U.S. Rep. Dean Heller, R-Nev., hopes ranchers, Elko County officials and El Paso “can come to a satisfactory agreement that will place the ranchers on equal footing,” spokesman Stewart Bybee said Friday. “He is deeply concerned with the prospects of funds provided to Western Watersheds being used to remove Nevada ranchers off of their allotments.”
Western Legacy Alliance
The Western Legacy Alliance wasn’t part of the agreement with the Public Lands Council but met with El Paso representatives earlier Thursday in Salt Lake city, and the alliance has its own solution to offer, according to Jeff Faulkner of Gooding, Idaho, executive director for the alliance.
“We had what we thought was a viable option for users and the counties, as well. We will try to get to the county commissioners meeting and explain to the counties what our plan is. I think they will like it,” Faulkner said.
He said he was surprised when he learned the Public Lands Council and El Paso had an agreement on the table.
Western Legacy Alliance member and TS Ranch manager Dan Gralian said Friday he doesn’t believe the alliance should “condone the fact that El Paso cut a deal with the devil behind our backs,” but he also doesn’t believe the ranchers and public lands users should “accept bribe money from El Paso.”
Gralian said his first reaction upon to the Public Lands Council agreement with El Paso is “shame and embarrassment.

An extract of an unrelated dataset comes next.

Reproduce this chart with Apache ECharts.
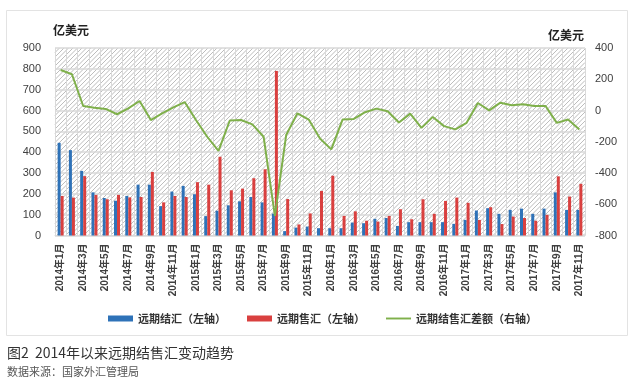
<!DOCTYPE html>
<html>
<head>
<meta charset="utf-8">
<script src="https://cdn.jsdelivr.net/npm/echarts@6/dist/echarts.min.js"></script>
<style>
html,body{margin:0;padding:0;background:#fff;}
#c{width:635px;height:386px;}
</style>
</head>
<body>
<div id="c"></div>
<script>
const categories = [
 '2014年1月','2014年2月','2014年3月','2014年4月','2014年5月','2014年6月','2014年7月','2014年8月','2014年9月','2014年10月','2014年11月','2014年12月',
 '2015年1月','2015年2月','2015年3月','2015年4月','2015年5月','2015年6月','2015年7月','2015年8月','2015年9月','2015年10月','2015年11月','2015年12月',
 '2016年1月','2016年2月','2016年3月','2016年4月','2016年5月','2016年6月','2016年7月','2016年8月','2016年9月','2016年10月','2016年11月','2016年12月',
 '2017年1月','2017年2月','2017年3月','2017年4月','2017年5月','2017年6月','2017年7月','2017年8月','2017年9月','2017年10月','2017年11月'
];
const settle = [445,410,310,207,180,167,190,244,244,141,211,238,
 198,93,119,145,164,185,159,105,21,38,43,35,
 35,35,62,59,80,84,46,64,64,64,64,56,
 75,120,131,104,123,129,104,129,207,123,123];
const sale = [190,182,285,195,174,195,183,185,305,159,190,185,
 256,244,378,217,225,275,318,790,175,53,106,214,
 287,94,116,71,67,94,126,78,174,104,166,182,
 157,75,136,55,91,84,71,99,284,187,248];
const diff = [259,232,29,18,10,-24,14,61,-61,-18,20,54,
 -61,-168,-259,-64,-61,-89,-168,-675,-157,-18,-58,-179,
 -249,-58,-54,-11,12,-5,-77,-20,-111,-41,-100,-121,
 -79,48,1,50,33,40,29,29,-79,-58,-121];
const leftTicks = {min:0, max:900, interval:100};
const rightTicks = {min:-800, max:400, interval:200};

const GL = 55, GR = 50, GT = 48, GB = 150.5;
const W = 635, H = 386;

// diagonal hatch background (decoration) clipped to plot area
function hatchLines(){
  const x0 = GL, y0 = GT, x1 = W - GR, y1 = H - GB;
  const out = [];
  for (let c = x0 + y0; c <= x1 + y1; c += 4.5) {
    const xa = Math.max(x0, c - y1), xb = Math.min(x1, c - y0);
    if (xb <= xa) continue;
    out.push({type:'line', silent:true, z:-5,
      shape:{x1:xa, y1:c - xa, x2:xb, y2:c - xb},
      style:{stroke:'#bdbdbd', lineWidth:1}});
  }
  return out;
}

const FONT = "'Liberation Sans','Noto Sans CJK SC',sans-serif";
const chart = echarts.init(document.getElementById('c'), null, {renderer:'canvas'});
chart.setOption({
  animation:false,
  backgroundColor:'#fff',
  textStyle:{fontFamily:FONT},
  graphic:[
    {type:'rect', shape:{x:6.5,y:10.5,width:621,height:325}, style:{fill:'none',stroke:'#e3e3e3',lineWidth:1}, z:-10},
    {type:'text', left:53, top:24, style:{text:'亿美元', font:"bold 12px 'Noto Sans CJK SC',sans-serif", fill:'#222'}},
    {type:'text', left:548, top:29, style:{text:'亿美元', font:"bold 12px 'Noto Sans CJK SC',sans-serif", fill:'#222'}},
    {type:'text', left:7, top:346, style:{text:'图2  2014年以来远期结售汇变动趋势', font:"14px 'Noto Sans CJK SC',sans-serif", fill:'#333'}},
    {type:'text', left:7, top:366, style:{text:'数据来源：国家外汇管理局', font:"11px 'Noto Sans CJK SC',sans-serif", fill:'#555'}}
  ].concat(hatchLines()),
  grid:{left:GL, right:GR, top:GT, bottom:GB, show:false},
  legend:{
    bottom:57, left:103, itemGap:21, itemWidth:25, itemHeight:6,
    textStyle:{fontSize:11, color:'#333', fontFamily:"'Noto Sans CJK SC',sans-serif", fontWeight:'bold'},
    data:[
      {name:'远期结汇（左轴）', icon:'rect'},
      {name:'远期售汇（左轴）', icon:'rect'},
      {name:'远期结售汇差额（右轴）', icon:'path://M0,4 L26,4 L26,6 L0,6 Z'}
    ]
  },
  xAxis:{
    type:'category', data:categories, boundaryGap:true,
    axisLine:{show:true, lineStyle:{color:'#d9d9d9'}},
    axisTick:{show:false},
    splitLine:{show:true, interval:0, lineStyle:{color:'#d9d9d9', width:1}},
    axisLabel:{interval:1, rotate:90, fontSize:10, color:'#404040', fontWeight:'bold', margin:8, fontFamily:FONT}
  },
  yAxis:[
    {type:'value', min:leftTicks.min, max:leftTicks.max, interval:leftTicks.interval,
     axisLine:{show:false}, axisTick:{show:false},
     splitLine:{show:true, lineStyle:{color:'#d9d9d9', width:1.5}},
     axisLabel:{fontSize:11, color:'#404040', margin:14, fontFamily:FONT}},
    {type:'value', min:rightTicks.min, max:rightTicks.max, interval:rightTicks.interval,
     axisLine:{show:false}, axisTick:{show:false}, splitLine:{show:false},
     axisLabel:{fontSize:11, color:'#404040', margin:10, fontFamily:FONT}}
  ],
  series:[
    {name:'远期结汇（左轴）', type:'bar', data:settle, barWidth:3, barGap:'0%', itemStyle:{color:'#2e72b8'}},
    {name:'远期售汇（左轴）', type:'bar', data:sale, barWidth:3, itemStyle:{color:'#d9403f'}},
    {name:'远期结售汇差额（右轴）', type:'line', yAxisIndex:1, data:diff, symbol:'none',
     lineStyle:{color:'#7fb04b', width:2}, itemStyle:{color:'#7fb04b'}}
  ]
});
</script>
</body>
</html>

It puts us on the same level as WWP.”
Rhoads said the agreement is “almost like accepting dirty money,” but at least the Public Lands Council is doing something. He said the El Paso agreement with Western Watersheds opened the door to financial settlements over protests.
El Paso started work on the pipeline a week ago, after receiving Federal Energy Regulatory Commission approval.